Es bleibt nicht leicht, die Interessen einander anzunähern. Denn die Tonsprachen der Gegenwart einschliesslich Popmusik und Jazz in Gottesdienste einzupassen, ist die grosse Herausforderung. Auch wenn sich allgemein die Klangwelten in Kirchenräumen erweitert haben – wie die Kirchenklangfeste cantars in der Schweiz 2011 und 2015 dokumentierten –, sei die Frage gestellt: Wie gelingt es, die zum Gottesdienst Versammelten in ihren unterschiedlichen Klang-Erwartungen abzuholen?

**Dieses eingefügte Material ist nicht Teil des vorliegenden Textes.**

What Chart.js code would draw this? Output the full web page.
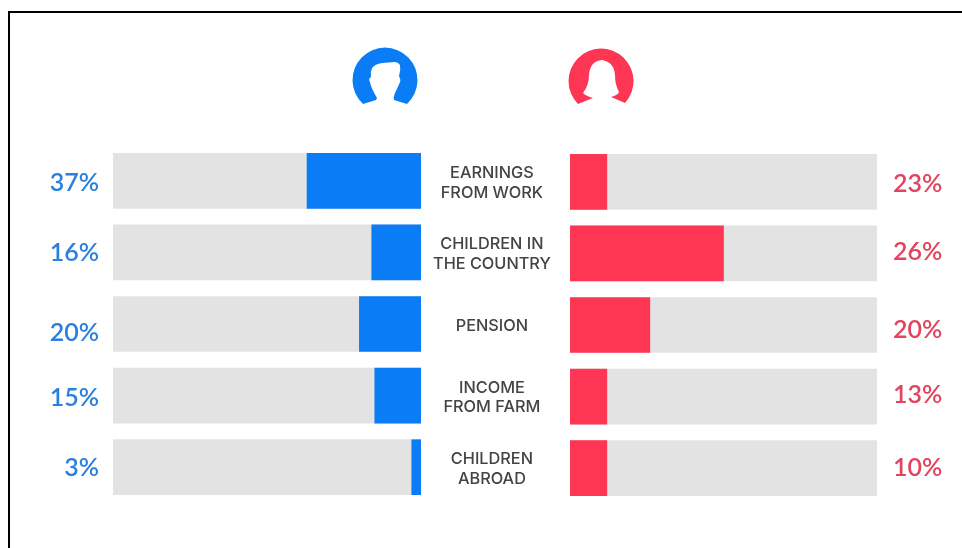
<!DOCTYPE html>
<html>
<head>
<meta charset="utf-8">
<style>
html,body{margin:0;padding:0;background:#fff;width:962px;height:548px;overflow:hidden}
.frame{position:absolute;left:8px;top:11px;width:970px;height:560px;border:2px solid #000;box-sizing:border-box}
canvas{position:absolute;top:0}
.wrap{position:absolute;top:0;height:548px}
svg{position:absolute;left:0;top:0}
</style>
<script src="https://cdn.jsdelivr.net/npm/chart.js@4/dist/chart.umd.min.js"></script>
</head>
<body>
<div class="frame"></div>
<svg width="962" height="548" aria-hidden="true">
<path fill="#0a7cf5" d="M363 104 A32.5 32.5 0 1 1 407 104 L394 100 Q393 97 395 93 Q398 87 400 82 Q401 80 399 76 Q401 70 400 65 Q398 62 395 62 L382 63 Q375 64 372 68 Q370 72 371 77 Q368 79 370 82 Q371 88 377 98 L376 100 Z"/>
<path fill="#ff3554" d="M578 104 A32.5 32.5 0 1 1 625 103 L611 97 Q618 95 619 92 Q615 85 615 75 Q614 62 602 60 Q590 61 589 75 Q589 85 583 93 Q586 96 593 98 Z"/>
</svg>
<div class="wrap" style="left:0;width:562px"><canvas id="left"></canvas></div>
<div class="wrap" style="left:562px;width:400px"><canvas id="right"></canvas></div>
<script>
const categories = [
  ["EARNINGS", "FROM WORK"],
  ["CHILDREN IN", "THE COUNTRY"],
  ["PENSION"],
  ["INCOME", "FROM FARM"],
  ["CHILDREN", "ABROAD"]
];
const maleBars = [37, 16, 20, 15, 3];
const femaleBars = [12, 50, 26, 12, 12];
const maleLabels = ["37%", "16%", "20%", "15%", "3%"];
const femaleLabels = ["23%", "26%", "20%", "13%", "10%"];
const trackValues = [100, 100, 100, 100, 100];

const BLUE = "#0a7cf5", RED = "#ff3554", TRACK = "#e3e3e3";
const BLUE_TEXT = "#2a80dc", RED_TEXT = "#e2445f";
const VALUE_FONT = '600 25px Lato, "Noto Sans", sans-serif';

/* small hand nudges of the value text relative to its row, in px */
const maleNudge = [2, 1, 9, 2, 1];
const femaleNudge = [2, -1, 5, -2, 0];

function valueLabels(texts, nudge, color, side) {
  return {
    id: "valueLabels",
    afterDatasetsDraw(chart) {
      const { ctx, chartArea, scales } = chart;
      ctx.save();
      ctx.font = VALUE_FONT;
      ctx.fillStyle = color;
      ctx.textBaseline = "middle";
      ctx.textAlign = side === "left" ? "right" : "left";
      const x = side === "left" ? chartArea.left - 14 : chartArea.right + 16;
      texts.forEach((t, i) => ctx.fillText(t, x, scales.y.getPixelForValue(i) + nudge[i]));
      ctx.restore();
    }
  };
}

function makeChart(id, values, color, texts, nudge, side, padding) {
  return new Chart(document.getElementById(id), {
    type: "bar",
    data: {
      labels: categories,
      datasets: [
        { data: values, backgroundColor: color, order: 1 },
        { data: trackValues, backgroundColor: TRACK, order: 2 }
      ]
    },
    options: {
      indexAxis: "y",
      responsive: true,
      maintainAspectRatio: false,
      animation: false,
      datasets: { bar: { grouped: false, barThickness: 55, borderWidth: 0 } },
      layout: { padding },
      plugins: { legend: { display: false }, tooltip: { enabled: false } },
      scales: {
        x: { display: false, min: 0, max: 100, reverse: side === "left" },
        y: {
          display: side === "left",
          position: "right",
          afterFit(s) { if (side === "left") s.width = 141; },
          grid: { display: false },
          border: { display: false },
          ticks: {
            color: "#444444",
            crossAlign: "center",
            padding: 4,
            labelOffset: 2,
            font: { family: 'Inter, "Noto Sans", sans-serif', size: 16.3, weight: "500", lineHeight: 1.22 }
          }
        }
      }
    },
    plugins: [valueLabels(texts, nudge, side === "left" ? BLUE_TEXT : RED_TEXT, side)]
  });
}

makeChart("left", maleBars, BLUE, maleLabels, maleNudge, "left", { left: 113, right: 0, top: 145, bottom: 45 });
makeChart("right", femaleBars, RED, femaleLabels, femaleNudge, "right", { left: 8, right: 85, top: 146, bottom: 44 });
</script>
</body>
</html>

Einfachheit und Klang aus der Jetzt-Zeit

Es ist nicht der Klang des musikalischen Mainstreams, der im Gottesdienst zu hören ist. «Musik per Klick» ist im Alltag als Berieselung omnipräsent.4 Ihr steht der Anspruch entgegen, Musik aus zeitgenössischem Spektrum im Gottesdienst nicht trivial zu vermitteln. Ein von der Klassik her geprägter Cellist äussert zu seinen Grenzgängen: «In der hektischen Zeit von heute suchen die Leute im Konzert wohl eher eine neue Einfachheit. Etwas, das sie berührt, nicht trivial ist und sie aber nicht überfordert. Die Besucher wollen ein wenig Klassik mit Orchester, und die Filmmusik ermöglicht, dass sie es verstehen können. Wir geben noch eine gute Portion Rockmusik dazu, weil uns eben auch Rockmusik gut gefällt (lacht).»5 Einfachheit, im Klang wie Filmmusik, nicht als biedere Anpassung an den Geschmack der Leute, nicht «trivial» in der Bedeutung von gewöhnlich und allen zugänglich, bekannt und verständlich? Sind der Vielfalt an musikalischem Ausdruck in liturgischer Praxis Grenzen gesetzt?

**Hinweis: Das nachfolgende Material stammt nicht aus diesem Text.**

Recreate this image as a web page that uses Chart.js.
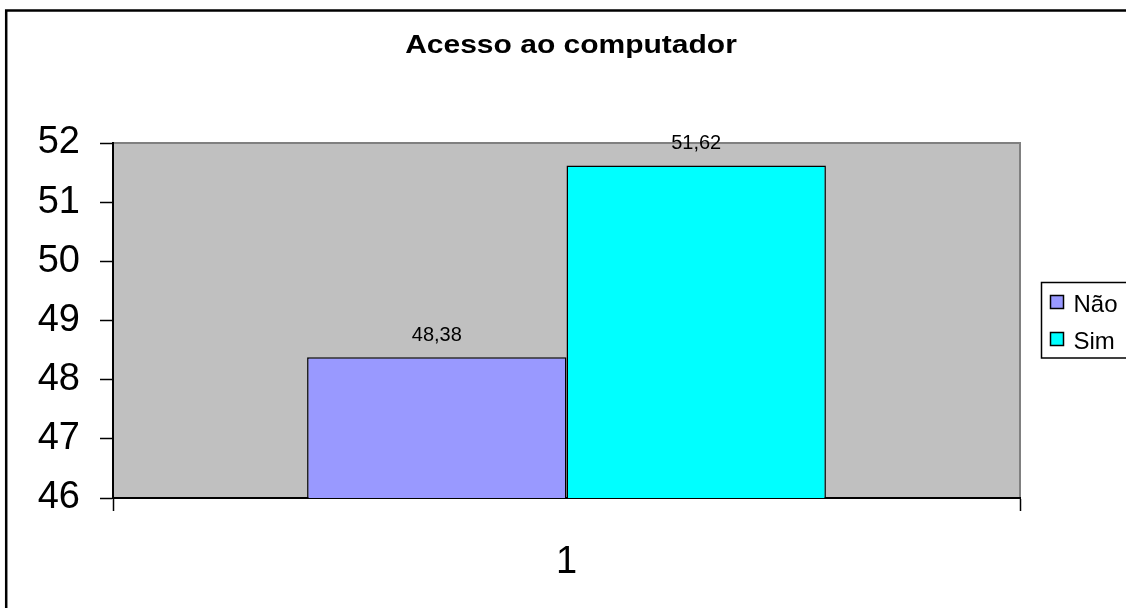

Kritisch nahm zum Beispiel Alois Koch die kirchenmusikalische Befindlichkeit unter die Lupe und betonte die «Diskrepanz zwischen pastoralen und theologischen Anliegen». Trivialismus unterschiedlichster Art säkularisiere immer wieder die Kirchenmusik: «Populärer Trivialismus, wo soziologisch gesteuertes Marketingdenken dominiert, banaler Trivialismus, wo dem Irrationalen künstlerischer Kommunikabilität misstraut wird, funktionaler Trivialismus, wo die participatio actuosa allzu vordergründig verstanden wird, historistischer Trivialismus, wo die Pflege des Schatzes der Kirchenmusik auf das bloss Kulturelle reduziert wird, autistischer Trivialismus, wo unkritischer Emotionalismus mit innerer Bewegtheit verwechselt wird, und manieristischer Trivialismus, wo egozentrische Ansprüche Kommunikabilität tatsächlich verunmöglichen.» Diese Säkularisierung habe das Konzil nicht beabsichtigt, sei aber Folge eines anders verstandenen, weil «individuell vereinnahmenden, oft auch anmassend interpretierten aggiornamento».6 Zunehmend präge Trivialmusik die liturgische Praxis. Damit sei die Kirchenmusik von einer Säkularisierung gekennzeichnet, welche die Fragestellung nach jeglichem Sakralitätsbegriff historisch oder musikimmanent relativiere. Folglich muss es risikoreich bleiben, Musik im Gottesdienst zu realisieren. Wenig sichtbar wird die Vielfalt von Ausdrucksmöglichkeiten aus je eigenem kulturellem Umfeld. Angesichts der hochsensiblen Gemengelage erstaunen Ergebnisse von empirischen Untersuchungen nicht. Sie geben Anlass weiterzudenken.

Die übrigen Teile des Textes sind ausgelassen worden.